McKinsey partner quits consulting to serve as a minister in Pakistan
Former McKinsey partner Taimur Khan Jhagra has revealed why he left a high paying job in Dubai to take up a public service position in Pakistan as the provincial finance minister for Khyber-Pakhtunkhwa.
In an interview with local New York Times-affiliated media agency the Express Tribune, Taimur Khan Jhagra, the PTI (Pakistan Tehreek-e-Insaf, led by legendary former cricketer Imran Khan) party’s finance minister for the Khyber-Pakhtunkhwa province in the Northwest of Pakistan, has revealed his motivation for leaving a $600,000 a year job with McKinsey in Dubai to take up the role at home – for a salary of just Rs180,000 per month.
Joining McKinsey & Company as an associate consultant in Dubai in 2008, Jhagra was made partner with the management consulting giant at the beginning of 2017, focusing on the energy and public sectors and having previously led the development of McKinsey’s new office in Pakistan. Just prior to joining the firm, Jhagra completed an MBA, General Management, with the esteemed London Business School, complementing an earlier BSc in Mechanical Engineering.

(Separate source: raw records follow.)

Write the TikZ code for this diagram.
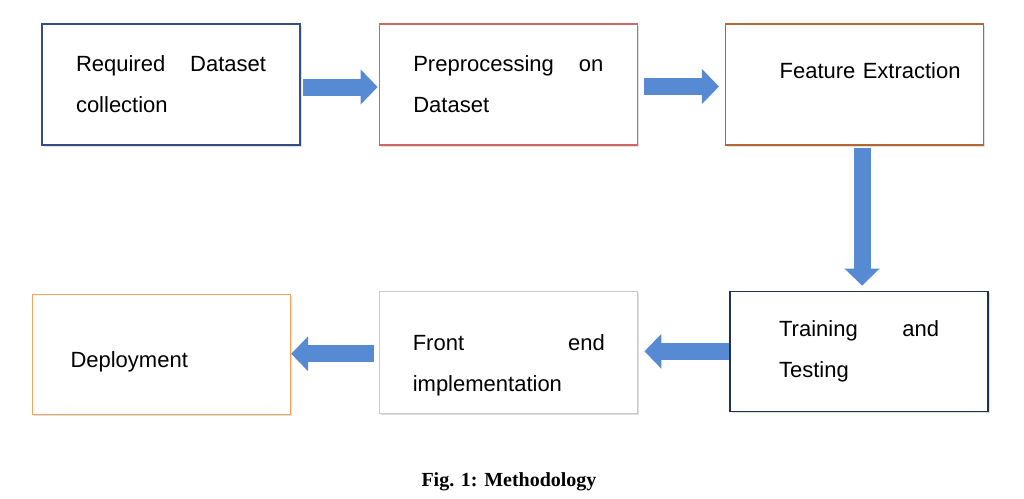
\documentclass[tikz,border=0pt]{standalone}
\usepackage{fontspec}
\setmainfont{Liberation Serif}
\setsansfont{Liberation Sans}
\usepackage{tikz}
\usetikzlibrary{
  positioning,
  arrows.meta,
  shadows
}
\definecolor{collectblue}{RGB}{52,78,130}
\definecolor{prepred}{RGB}{205,105,100}
\definecolor{featbrown}{RGB}{178,104,52}
\definecolor{trainnavy}{RGB}{32,50,76}
\definecolor{frontgray}{RGB}{200,200,214}
\definecolor{deployorange}{RGB}{244,164,96}
\definecolor{arrowblue}{RGB}{86,138,210}
% first line of a box, spread to the full width
\newcommand\spreadline[3]{\hbox to #1{#2\hfill #3}}
\tikzset{
  stagebox/.style={
    rectangle,
    draw,
    line width=1.3pt,
    fill=white,
    inner sep=0pt,
    minimum width=258pt,
    minimum height=121pt,
    align=left,
    font=\sffamily\fontsize{22}{41}\selectfont,
    drop shadow={shadow xshift=1.5pt,shadow yshift=-2pt,opacity=0.25}
  },
  flowarrow/.style={
    draw=arrowblue,
    line width=17pt,
    -{Triangle[length=17pt,width=34pt]}
  }
}

\begin{document}
\begin{tikzpicture}[x=1pt,y=-1pt]

  \useasboundingbox (0,0) rectangle (1024,498);

  % top row
  \node[stagebox,draw=collectblue,text width=190pt] (collect) at (171,84.5)
  {\spreadline{190pt}{Required}{Dataset}\\collection};

  \node[stagebox,draw=prepred,text width=190pt,right=78pt of collect] (prep)
  {\spreadline{190pt}{Preprocessing}{on}\\Dataset};

  \node[stagebox,draw=featbrown,text width=212pt,align=right,
        text height=16pt,text depth=29pt,right=87pt of prep] (feat)
  {Feature Extraction};

  % bottom row
  \node[stagebox,draw=trainnavy,minimum height=120pt,text width=160pt,
        below=145pt of feat,xshift=4.5pt] (train)
  {\spreadline{160pt}{Training}{and}\\Testing};

  \node[stagebox,draw=frontgray,minimum height=122pt,text width=192pt,
        left=91pt of train,yshift=-1pt] (front)
  {\rule{0pt}{42pt}\spreadline{192pt}{Front}{end}\\implementation};

  \node[stagebox,draw=deployorange,minimum height=120pt,text width=182pt,
        text height=30pt,text depth=4pt,left=88pt of front,yshift=-2pt] (deploy)
  {Deployment};

  % block arrows
  \draw[flowarrow,shorten <=2pt,shorten >=1pt]
    ([yshift=-2.5pt]collect.east) -- ([yshift=-2.5pt]prep.west);
  \draw[flowarrow,shorten <=6pt,shorten >=6pt]
    ([yshift=-2pt]prep.east) -- ([yshift=-2pt]feat.west);
  \draw[flowarrow,shorten <=2pt,shorten >=5pt]
    ([xshift=7.5pt]feat.south) -- ([xshift=7.5pt]feat.south |- train.north);
  \draw[flowarrow,shorten >=6pt]
    (train.west) -- (train.west -| front.east);
  \draw[flowarrow,shorten <=5pt]
    ([yshift=-1.5pt]front.west) -- ([yshift=-1.5pt]front.west -| deploy.east);

  \node[font=\rmfamily\bfseries\fontsize{20}{22}\selectfont,anchor=base]
    (caption) at (509,486) {Fig. 1: Methodology};

\end{tikzpicture}
\end{document}
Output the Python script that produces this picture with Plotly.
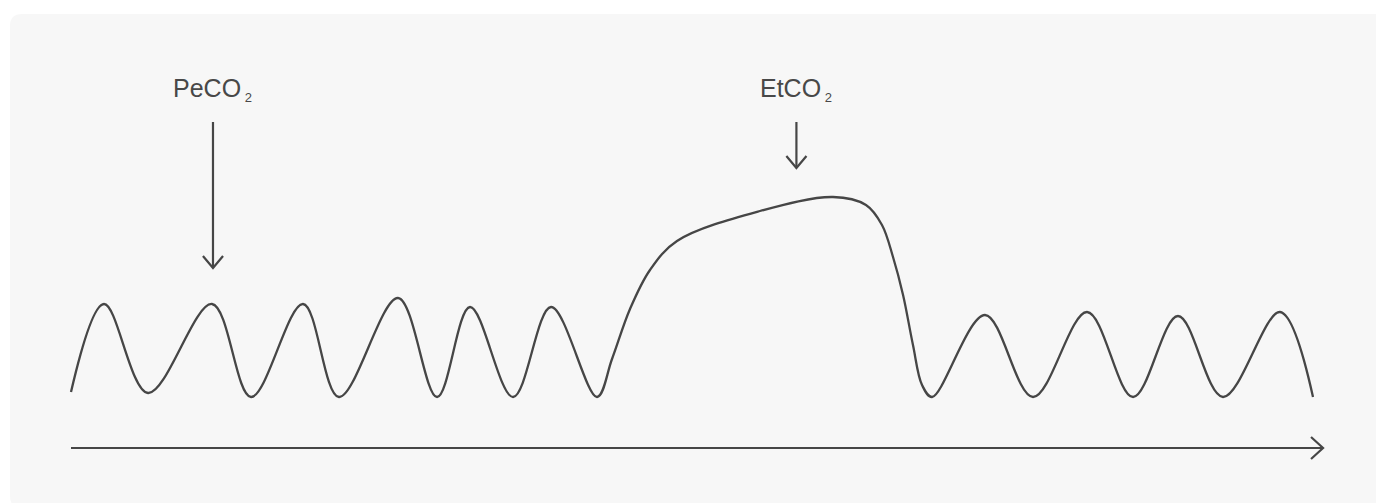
import plotly.graph_objects as go

# ---- data (time in arbitrary units, CO2 level in arbitrary units) ----
time = [0, 2.66, 6.21, 11.37, 14.52, 18.71, 21.61, 26.37, 29.52, 32.18, 35.65,
        38.71, 42.42, 43.63, 45.08, 46.69, 48.87, 55.56, 61.45, 64.11,
        65.40, 66.29, 67.10, 67.90, 68.63, 69.44, 73.71, 77.58, 81.94, 85.65,
        89.27, 92.9, 97.5, 100.16]
co2 = [1.0, 18.6, 0.8, 18.6, 0.0, 18.6, 0.0, 19.8, 0.0, 18.0, 0.0,
       18.0, 0.0, 7.6, 17.6, 25.4, 31.2, 37.2, 40.0, 38.4,
       34.4, 28.0, 20.4, 10.4, 2.4, 0.0, 16.4, 0.0, 17.0, 0.0,
       16.2, 0.0, 17.0, 0.0]

label_name = ["PeCO", "EtCO"]
label_sub = ["2", "2"]
label_x = [11.45, 58.5]
label_top = [55.0, 55.0]
label_tip = [25.8, 45.8]

axis_start = 0.0
axis_end = 100.97
axis_level = -10.2

INK = "#464646"
TXT = "#484848"
W, H = 1376, 503
XR = [-5.726, 105.24]
YR = [-21.2, 79.4]

fig = go.Figure()

# waveform
fig.add_trace(go.Scatter(x=time, y=co2, mode="lines",
                         line=dict(color=INK, width=2.3, shape="spline", smoothing=1.0),
                         hoverinfo="skip", showlegend=False))

dx_t = 0.81   # chevron half width in time units
dy_c = 2.4    # chevron depth in co2 units

for lx, top, tip, name, sub in zip(label_x, label_top, label_tip, label_name, label_sub):
    fig.add_trace(go.Scatter(x=[lx, lx], y=[top, tip], mode="lines",
                             line=dict(color=INK, width=2.2), hoverinfo="skip", showlegend=False))
    fig.add_trace(go.Scatter(x=[lx - dx_t, lx, lx + dx_t], y=[tip + dy_c, tip, tip + dy_c],
                             mode="lines", line=dict(color=INK, width=2.2),
                             hoverinfo="skip", showlegend=False))
    fig.add_annotation(x=lx, y=top + 6.6,
                       text=f"{name}<sub><span style='font-size:13px'> {sub}</span></sub>",
                       showarrow=False, xanchor="center", yanchor="middle",
                       font=dict(family="Liberation Sans, Arial, sans-serif", size=25, color=TXT))

# time axis arrow
fig.add_trace(go.Scatter(x=[axis_start, axis_end], y=[axis_level, axis_level], mode="lines",
                         line=dict(color=INK, width=2.2), hoverinfo="skip", showlegend=False))
fig.add_trace(go.Scatter(x=[axis_end - 0.97, axis_end, axis_end - 0.97],
                         y=[axis_level + 2.2, axis_level, axis_level - 2.2], mode="lines",
                         line=dict(color=INK, width=2.2), hoverinfo="skip", showlegend=False))

# rounded background panel (paper coords)
x0, y0, x1, y1 = 10 / W, 1 - 14 / H, 1376 / W + 0.01, 0.0 - 0.01
rx, ry = 12 / W, 12 / H
path = (f"M {x0+rx},{y0} L {x1-rx},{y0} Q {x1},{y0} {x1},{y0-ry} "
        f"L {x1},{y1+ry} Q {x1},{y1} {x1-rx},{y1} L {x0+rx},{y1} Q {x0},{y1} {x0},{y1+ry} "
        f"L {x0},{y0-ry} Q {x0},{y0} {x0+rx},{y0} Z")
fig.add_shape(type="path", path=path, xref="paper", yref="paper",
              fillcolor="#f7f7f7", line=dict(width=0), layer="below")

fig.update_layout(
    width=W, height=H,
    margin=dict(l=0, r=0, t=0, b=0),
    paper_bgcolor="white", plot_bgcolor="rgba(0,0,0,0)",
    xaxis=dict(range=XR, visible=False, fixedrange=True),
    yaxis=dict(range=YR, visible=False, fixedrange=True),
    showlegend=False,
)

fig.write_html("out.html", config={"displayModeBar": False},
               post_script="document.body.style.margin='0';document.body.style.overflow='hidden';")
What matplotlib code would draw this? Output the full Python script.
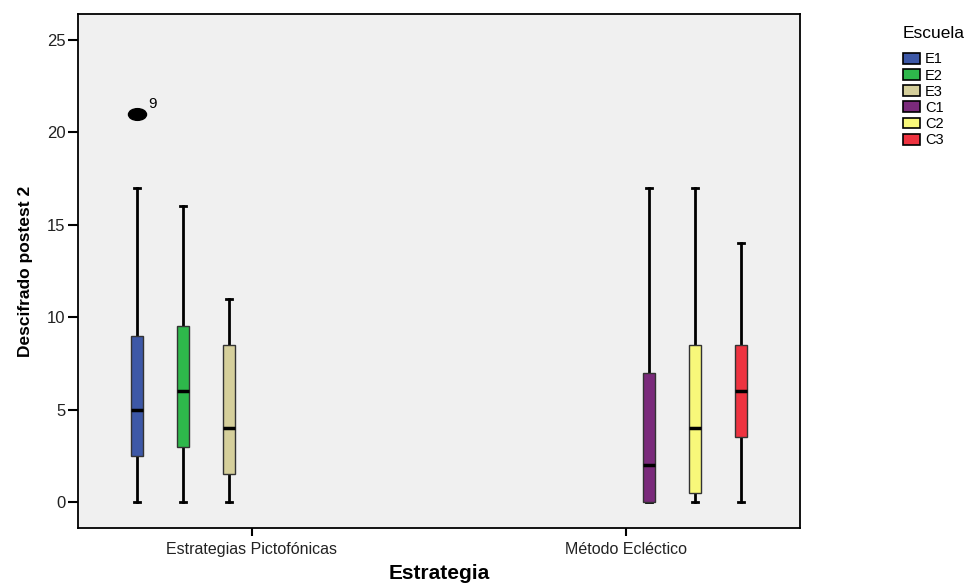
import matplotlib
matplotlib.use('Agg')
import matplotlib.pyplot as plt
from matplotlib.patches import Patch
from matplotlib.path import Path
from matplotlib.transforms import Affine2D

# datos (SPSS, diagrama de caja agrupado)
categorias = ['Estrategias Pictofónicas', 'Método Ecléctico']
escuelas = ['E1', 'E2', 'E3', 'C1', 'C2', 'C3']
grupo = [0, 0, 0, 1, 1, 1]          # categoria de cada escuela
casilla = [0, 1, 2, 3, 4, 5]        # posicion dentro del grupo (6 casillas)
colores = ['#3D58A7', '#2EB84B', '#D5CF9B', '#7A2A7B', '#F8F87A', '#EE3340']

minimos = [0, 0, 0, 0, 0, 0]
q1 = [2.5, 3, 1.5, 0, 0.5, 3.5]
medianas = [5, 6, 4, 2, 4, 6]
q3 = [9, 9.5, 8.5, 7, 8.5, 8.5]
maximos = [17, 16, 11, 17, 17, 14]
atipicos = [[21], [], [], [], [], []]
etiquetas_atipicos = [['9'], [], [], [], [], []]

yticks = [0, 5, 10, 15, 20, 25]

plt.rcParams['font.family'] = ['Liberation Sans', 'DejaVu Sans']

fig = plt.figure(figsize=(9.72, 5.83), dpi=100)
ax = fig.add_axes([0.0802, 0.0943, 0.743, 0.882])
ax.set_facecolor('#F0F0F0')

ancho_casilla = 0.123
pos = [g + (c - 2.5) * ancho_casilla for g, c in zip(grupo, casilla)]

stats = []
for i in range(len(escuelas)):
    stats.append(dict(med=medianas[i], q1=q1[i], q3=q3[i], whislo=minimos[i],
                      whishi=maximos[i], fliers=atipicos[i], label=escuelas[i]))

elipse = Path.unit_circle().transformed(Affine2D().scale(1, 0.65))
bp = ax.bxp(stats, positions=pos, widths=0.033, capwidths=0.015,
            patch_artist=True, manage_ticks=False,
            boxprops=dict(edgecolor='#333333', linewidth=1.0),
            whiskerprops=dict(color='black', linewidth=2.0),
            capprops=dict(color='black', linewidth=2.0),
            medianprops=dict(color='black', linewidth=2.5),
            flierprops=dict(marker=elipse, markersize=13, markerfacecolor='black',
                            markeredgecolor='black'))
for caja, col in zip(bp['boxes'], colores):
    caja.set_facecolor(col)
    caja.set_zorder(3)
for m in bp['medians']:
    m.set_zorder(4)

for i in range(len(escuelas)):
    for v, t in zip(atipicos[i], etiquetas_atipicos[i]):
        ax.annotate(t, (pos[i], v), xytext=(8, 4), textcoords='offset points',
                    fontsize=11)

ax.set_xlim(-0.465, 1.465)
ax.set_ylim(-1.4, 26.4)
ax.set_yticks(yticks)
ax.set_xticks(range(len(categorias)))
ax.set_xticklabels(categorias)
ax.tick_params(axis='y', length=7, width=1.5, labelsize=12, pad=2, labelcolor='#222222')
ax.tick_params(axis='x', length=6, width=1.5, labelsize=11.5, pad=4, labelcolor='#222222')
for s in ax.spines.values():
    s.set_linewidth(1.3)

ax.set_xlabel('Estrategia', fontsize=15, fontweight='bold', labelpad=5)
ax.set_ylabel('Descifrado postest 2', fontsize=12.5, fontweight='bold', labelpad=10)

handles = [Patch(facecolor=c, edgecolor='black', linewidth=1.2) for c in colores]
leg = fig.legend(handles, escuelas, title='Escuela', loc='upper left',
                 bbox_to_anchor=(0.929, 0.955), frameon=False, fontsize=10.5,
                 title_fontsize=12.5, handlelength=1.2, handleheight=0.75,
                 handletextpad=0.3, labelspacing=0.15, alignment='left',
                 borderaxespad=0, borderpad=0)
leg._legend_box.sep = 8

fig.savefig('out.png', dpi=100)
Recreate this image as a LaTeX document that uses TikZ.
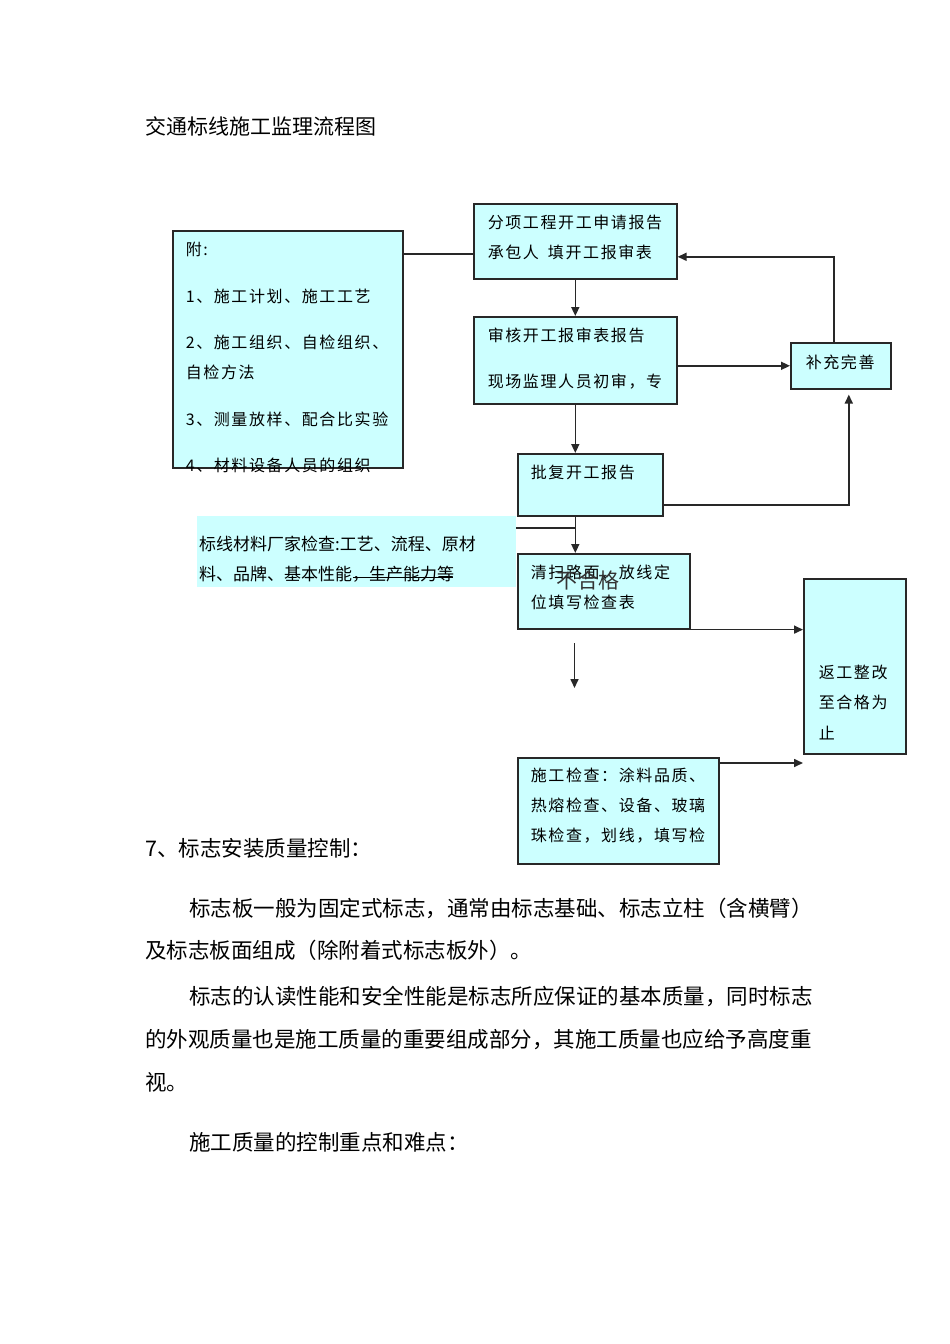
\documentclass[tikz,border=0pt]{standalone}
\usepackage{fontspec}
\setmainfont{Noto Sans CJK SC}
\newfontfamily\cjkbox{Noto Sans CJK SC}[LetterSpace=10]
\usetikzlibrary{arrows.meta,positioning}
\definecolor{flowcyan}{RGB}{204,255,255}
\definecolor{flowline}{RGB}{40,40,40}
\tikzset{>={Triangle[width=8pt,length=9pt]}}
\tikzset{
  flowbox/.style={shape=rectangle,draw=flowline,line width=1.6pt,fill=flowcyan,inner sep=0pt,anchor=north west},
  markbox/.style={shape=rectangle,fill=flowcyan,inner sep=0pt,anchor=north west},
  conn/.style={draw=flowline,line width=1.6pt},
  pagetext/.style={anchor=west,inner sep=0pt,font=\fontsize{21.5}{26}\selectfont}
}
% width, height, top gap, left gap, lines
\newcommand{\flowtext}[5]{\parbox[c][#2][t]{#1}{\cjkbox\fontsize{16}{30}\selectfont\leftskip=#4\parindent=0pt\vspace*{#3}\noindent #5}}

\begin{document}
\begin{tikzpicture}[x=1pt,y=-1pt]
\fill[white] (0,0) rectangle (950,1344);
\useasboundingbox (0,0) rectangle (950,1344);

\node[pagetext,font=\fontsize{21}{26}\selectfont] (title) at (145,126) {交通标线施工监理流程图};

% flow boxes
\node[flowbox] (note) at (172,230) {\flowtext{230pt}{237pt}{11pt}{13pt}{附:\\[17pt]1、施工计划、施工工艺\\[16pt]2、施工组织、自检组织、\\自检方法\\[17pt]3、测量放样、配合比实验\\[16pt]4、材料设备人员的组织}};

\node[flowbox] (apply) at (473,203) {\flowtext{203pt}{75pt}{11pt}{14pt}{分项工程开工申请报告\\承包人\hspace{9pt}填开工报审表}};

\node[flowbox] (review) at (473,316) {\flowtext{203pt}{87pt}{11pt}{14pt}{审核开工报审表报告\\[16pt]现场监理人员初审，专}};

\node[flowbox] (approve) at (517,453) {\flowtext{145pt}{62pt}{11pt}{13pt}{批复开工报告}};

\node[flowbox] (supp) at (790,342) {\flowtext{100pt}{46pt}{12pt}{15pt}{补充完善}};

\node[markbox] (highlight) at (197,516) {\flowtext{319pt}{71pt}{20pt}{2pt}{\normalfont\fontsize{17}{30}\selectfont 标线材料厂家检查:工艺、流程、原材\\料、品牌、基本性能，生产能力等}};

\node[flowbox] (clean) at (517,553) {\flowtext{172pt}{75pt}{11pt}{13pt}{清扫路面、放线定\\位填写检查表}};

\node[inner sep=0pt,text=black!80,font=\fontsize{21}{21}\selectfont] (fail) at (588,580) {不合格};

\node[flowbox] (rework) at (803,578) {\flowtext{102pt}{175pt}{86pt}{15pt}{返工整改\\至合格为\\[1pt]止}};

\node[flowbox] (check) at (517,757) {\flowtext{201pt}{106pt}{10pt}{13pt}{施工检查：涂料品质、\\热熔检查、设备、玻璃\\珠检查，划线，填写检}};

% connectors
\coordinate (noteout) at ([yshift=-12.5pt]apply.west);
\draw[conn] (noteout -| note.east) -- (noteout);
\draw[conn,->] (apply) -- (review);
\draw[conn,->] (review.south) -- (review.south |- approve.north);
\draw[conn,->] (review.south |- approve.south) -- (review.south |- clean.north);
\coordinate (tap) at ([yshift=-12pt]highlight.north east);
\draw[conn] (tap) -- (tap -| review.south);
\draw[conn,->] (review.east |- supp.west) -- (supp.west);
\draw[conn,->] ([xshift=-7pt]supp.north) |- ([yshift=-15.5pt]apply.east);
\draw[conn,->,shorten >=5pt] ([yshift=-20pt]approve.east) -| ([xshift=8pt]supp.south);
\draw[conn,->] (clean.south east) -- (clean.south east -| rework.west);
\coordinate (gaptop) at (574.5,643);
\coordinate (gapend) at (574.5,688);
\draw[conn,->] (gaptop) -- (gapend);
\coordinate (checkout) at ([yshift=-6pt]check.north east);
\draw[conn,->] (checkout) -- (checkout -| rework.west);
\coordinate (strikeA) at (353,577);
\coordinate (strikeB) at (453,577);
\draw[line width=1pt] (strikeA) -- (strikeB);

% text below
\node[pagetext] (sec7) at (145,848) {7、标志安装质量控制：};
\node[pagetext] (para1a) at (189,908) {标志板一般为固定式标志，通常由标志基础、标志立柱（含横臂）};
\node[pagetext] (para1b) at (145,950) {及标志板面组成（除附着式标志板外）。};
\node[pagetext] (para2a) at (189,996) {标志的认读性能和安全性能是标志所应保证的基本质量，同时标志};
\node[pagetext] (para2b) at (145,1040) {的外观质量也是施工质量的重要组成部分，其施工质量也应给予高度重};
\node[pagetext] (para2c) at (145,1082) {视。};
\node[pagetext] (para3) at (189,1142) {施工质量的控制重点和难点：};

\end{tikzpicture}
\end{document}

Yet, at the beginning of last year, after nearly nine and a half years at McKinsey but only twelve months since having been admitted to its partnership, Jhagra gave up his job and joined the PTI party in Pakistan – elected to the Provincial Assembly of Khyber Pakhtunkhwa after contesting the 2018 election. Late last year, Jhagra was selected for the locally governing PTI cabinet and appointed as Provincial Minister of Khyber Pakhtunkhwa for Finance.In his interview with the Express Tribune, the first question Jhagra fields is; “Did your colleagues at McKinsey ever ask what you were smoking when they found out you’re leaving the company to join politics in Pakistan?” Only his friends and family according to Jhagra, while many of his colleagues at McKinsey were said to have been incredibly supportive. The real intoxicant? His sense of responsibility to family’s constituency in rural Peshawar.
“If you’re privileged enough to be educated and have a political constituency, it is an obligation to try and make a difference in the country,” Jhagra says. “I adopted my work ethic from my uncle Iftikhar Khan Jhagra and Ghulam Ishaq Khan (the former President of Pakistan, who was Jhagra’s grandfather). You feel very guilty when you have lucky breaks in life and still don’t have the courage to serve the country.”
The transition back to Pakistan and into the world of politics hasn’t however been the smoothest of rides (with Jhagra having been out of the country for a decade and a half, spending time professionally in China in addition to the Middle East) – including strong opposition from within his own party. “The local party chapter reacted against me vehemently and my effigies were burning on the road. It was quite intimidating,” Jhagra tells the Tribune.
Having since moved on, Jhagra is now concentrating on the future, evidently drawing on his management consulting and public sector expertise in support of his party’s centrist, egalitarian platform. “As the finance minister, I want to focus on two things. First, I want to see how to generate more revenue within the province, and second, how does one utilise the budget more efficiently? My vision is to transform the way K-P earns and spends its resources.”